The slowdown in manufacturing sector

Business Recorder (BR) Research

Amidst all the good news of late, the first sign that the economy is not performing as well as the government reports, is the slowdown in growth of the large-scale manufacturing (LSM) sector. The latest data released by PBS is that the LSM index has grown by only 2.6 percent year-to-year in January 2014. Compared to December 2013, the growth rate is a marginal 0.4 percent.

Why has the momentum disappeared from the manufacturing sector? The first reason is probably the large energy shortage, especially during the recently winter months. Second, exports are showing modest growth of about 3 percent, according to central bank’s figures.

The overall growth of manufacturing sector hinges crucially on the performance of textile industry, which has the largest weight of 30 percent in the LSM index and contributes over 53 percent to employment in the sector. Cotton yarn and cotton cloth production have grown by only 1 percent respectively. Unless these industries revive it is difficult to see the LSM sector grow at a fast rate in ongoing fiscal year.

Other industries that have performed poorly with negative growth rate include cigarettes (-12 percent), cars (-4 percent), footwear (-25 percent), vegetable ghee (-1 percent), petroleum refining (- 9 percent), TV sets (-5 percent) and tractors (-51 percent).
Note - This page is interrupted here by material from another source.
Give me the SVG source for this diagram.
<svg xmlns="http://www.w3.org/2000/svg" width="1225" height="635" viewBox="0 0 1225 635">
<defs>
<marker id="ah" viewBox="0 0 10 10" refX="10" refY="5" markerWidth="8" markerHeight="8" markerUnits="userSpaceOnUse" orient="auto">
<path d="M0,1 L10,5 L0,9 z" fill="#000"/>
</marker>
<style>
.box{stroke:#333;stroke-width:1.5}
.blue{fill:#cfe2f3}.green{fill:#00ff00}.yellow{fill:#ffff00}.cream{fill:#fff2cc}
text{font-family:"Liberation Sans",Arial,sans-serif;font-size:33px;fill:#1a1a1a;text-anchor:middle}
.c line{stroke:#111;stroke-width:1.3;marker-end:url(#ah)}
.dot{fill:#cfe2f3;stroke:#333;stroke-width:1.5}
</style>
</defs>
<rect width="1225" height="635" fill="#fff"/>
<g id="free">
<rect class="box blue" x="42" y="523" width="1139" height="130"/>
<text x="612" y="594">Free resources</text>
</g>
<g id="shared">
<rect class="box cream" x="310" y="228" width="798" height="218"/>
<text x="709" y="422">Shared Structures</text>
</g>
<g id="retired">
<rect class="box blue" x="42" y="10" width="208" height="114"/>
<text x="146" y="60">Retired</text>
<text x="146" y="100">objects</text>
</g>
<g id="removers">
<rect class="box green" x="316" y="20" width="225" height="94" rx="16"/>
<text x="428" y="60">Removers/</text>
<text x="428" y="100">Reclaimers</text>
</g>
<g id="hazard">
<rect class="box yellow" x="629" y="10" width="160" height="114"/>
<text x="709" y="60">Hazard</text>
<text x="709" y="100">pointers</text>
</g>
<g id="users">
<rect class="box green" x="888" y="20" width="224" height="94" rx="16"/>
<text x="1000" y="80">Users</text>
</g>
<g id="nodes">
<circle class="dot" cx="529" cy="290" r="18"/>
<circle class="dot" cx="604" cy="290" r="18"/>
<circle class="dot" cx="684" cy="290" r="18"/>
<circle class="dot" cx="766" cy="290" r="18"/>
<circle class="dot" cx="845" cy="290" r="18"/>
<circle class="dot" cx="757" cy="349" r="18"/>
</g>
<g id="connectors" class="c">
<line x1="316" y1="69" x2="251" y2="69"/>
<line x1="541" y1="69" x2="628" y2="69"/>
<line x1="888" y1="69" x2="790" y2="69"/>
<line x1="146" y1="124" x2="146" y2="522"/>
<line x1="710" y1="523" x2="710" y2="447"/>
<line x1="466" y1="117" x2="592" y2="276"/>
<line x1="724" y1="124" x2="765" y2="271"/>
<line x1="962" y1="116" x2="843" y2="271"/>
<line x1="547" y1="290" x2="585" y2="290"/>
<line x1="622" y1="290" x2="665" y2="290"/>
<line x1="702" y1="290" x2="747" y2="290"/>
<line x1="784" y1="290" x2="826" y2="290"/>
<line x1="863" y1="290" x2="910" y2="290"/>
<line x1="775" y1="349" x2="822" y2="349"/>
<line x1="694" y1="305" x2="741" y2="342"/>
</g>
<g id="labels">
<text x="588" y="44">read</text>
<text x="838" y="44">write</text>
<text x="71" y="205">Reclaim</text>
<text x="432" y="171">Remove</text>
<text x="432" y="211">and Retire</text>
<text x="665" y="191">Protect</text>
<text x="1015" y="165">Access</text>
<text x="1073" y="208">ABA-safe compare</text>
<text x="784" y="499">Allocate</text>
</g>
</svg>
Industries that have shown high positive growth rates are urea fertilizer (17 percent), sugar (13 percent), billets (54 percent), tea (18 percent), beverages (33 percent) and air conditioners (137 percent). The production of cement has shown no growth.

The slowdown of manufacturing will have downstream implications on other sectors. The value added in the wholesale and retail trade sector is due almost 49 percent to trading in manufacturing goods. Similarly, transport volumes, especially in road transport, will also be affected.
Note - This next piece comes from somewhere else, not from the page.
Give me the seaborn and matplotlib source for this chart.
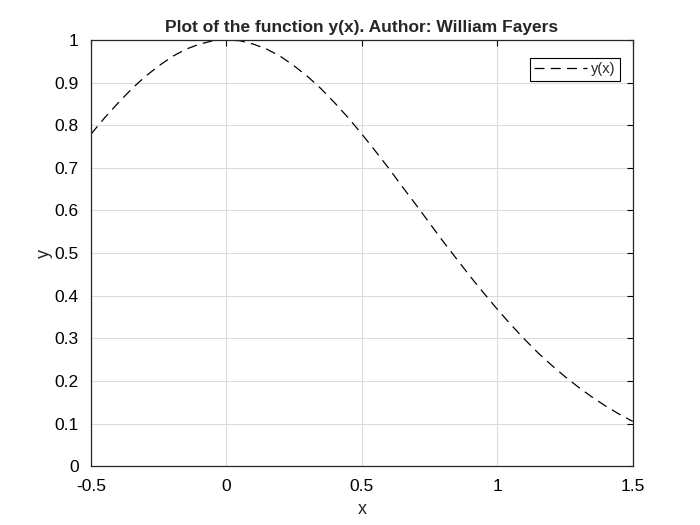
import numpy as np
import pandas as pd
import matplotlib
matplotlib.use('Agg')
import matplotlib.pyplot as plt
import seaborn as sns

# values
x_vals = [-0.5, -0.45, -0.4, -0.35, -0.3, -0.25, -0.2, -0.15, -0.1, -0.05,
          0.0, 0.05, 0.1, 0.15, 0.2, 0.25, 0.3, 0.35, 0.4, 0.45,
          0.5, 0.55, 0.6, 0.65, 0.7, 0.75, 0.8, 0.85, 0.9, 0.95,
          1.0, 1.05, 1.1, 1.15, 1.2, 1.25, 1.3, 1.35, 1.4, 1.45, 1.5]
y_vals = [0.779, 0.817, 0.852, 0.885, 0.914, 0.939, 0.961, 0.978, 0.990, 0.998,
          1.000, 0.998, 0.990, 0.978, 0.961, 0.939, 0.914, 0.885, 0.852, 0.817,
          0.779, 0.739, 0.698, 0.655, 0.613, 0.570, 0.527, 0.486, 0.445, 0.406,
          0.368, 0.332, 0.298, 0.266, 0.237, 0.210, 0.185, 0.162, 0.141, 0.122, 0.105]
x_ticks = [-0.5, 0, 0.5, 1, 1.5]
x_ticklabels = ['-0.5', '0', '0.5', '1', '1.5']
y_ticks = [0, 0.1, 0.2, 0.3, 0.4, 0.5, 0.6, 0.7, 0.8, 0.9, 1]
y_ticklabels = ['0', '0.1', '0.2', '0.3', '0.4', '0.5', '0.6', '0.7', '0.8', '0.9', '1']

df = pd.DataFrame({'x': x_vals, 'y': y_vals})

sns.set_style('white')
plt.rcParams['font.family'] = ['Liberation Sans', 'DejaVu Sans']

fig = plt.figure(figsize=(7, 5.25), dpi=100)
ax = fig.add_axes([0.130, 0.112, 0.774, 0.812])

sns.lineplot(data=df, x='x', y='y', ax=ax, color='black', linewidth=0.9,
             linestyle=(0, (8, 5)), label='y(x)')

ax.set_xlim(-0.5, 1.5)
ax.set_ylim(0, 1)
ax.set_xticks(x_ticks)
ax.set_xticklabels(x_ticklabels)
ax.set_yticks(y_ticks)
ax.set_yticklabels(y_ticklabels)
ax.grid(True, color='#dcdcdc', linewidth=0.8)
ax.tick_params(direction='in', length=4, width=0.8, labelsize=12.5, colors='black',
               top=True, right=True)
ax.tick_params(axis='x', pad=9)
ax.tick_params(axis='y', pad=9)
for s in ax.spines.values():
    s.set_visible(True)
    s.set_color('#262626')
    s.set_linewidth(0.9)

ax.set_xlabel('x', fontsize=13, labelpad=5)
ax.set_ylabel('y', fontsize=13, labelpad=1)
ax.set_title('Plot of the function y(x). Author: William Fayers',
             fontsize=12.5, fontweight='bold', pad=6)

leg = ax.legend(loc='upper right', fontsize=10.5, frameon=True, fancybox=False,
                edgecolor='black', framealpha=1, handlelength=3.6,
                handletextpad=0.3, borderpad=0.3, bbox_to_anchor=(0.99, 0.975))
leg.get_frame().set_linewidth(0.8)

fig.savefig('out.png', dpi=100)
It is clear that a return to high growth rate of the LSM sector will require, first, greater buoyancy of exports. The opportunity created by the granting of GSP+ by EU may be relatively difficult to avail now following the significant appreciation of the rupee. Second, priority will have to be given in allocations of gas and electricity to industry. Third, there is need to review the taxation policy in industries like cigarettes, cement, beverages and automobiles.

It may be argued that the cumulative growth in LSM from July 2013 to January 2014 is still high at 6 percent. But this is due largely to growth in sugar production of 36 percent, due to somewhat earlier commencement of cane crushing this season. But the cumulative growth rate has fallen from 6.8 percent in December, largely due to the decline in growth of sugar output from 78 percent up to December to 36 percent up to January. The artificial boost to overall LSM sector growth sector by the sugar industry is fading away rapidly.

Overall, there is growing evidence now that the manufacturing sector is not reviving as fast as was thought to be the case. This had been projected as a major area of success on the basis of a problematic measurement of growth rate. It appears now that for the year as a whole in FY14 the LSM sector will grow at 4 to 4.5 percent.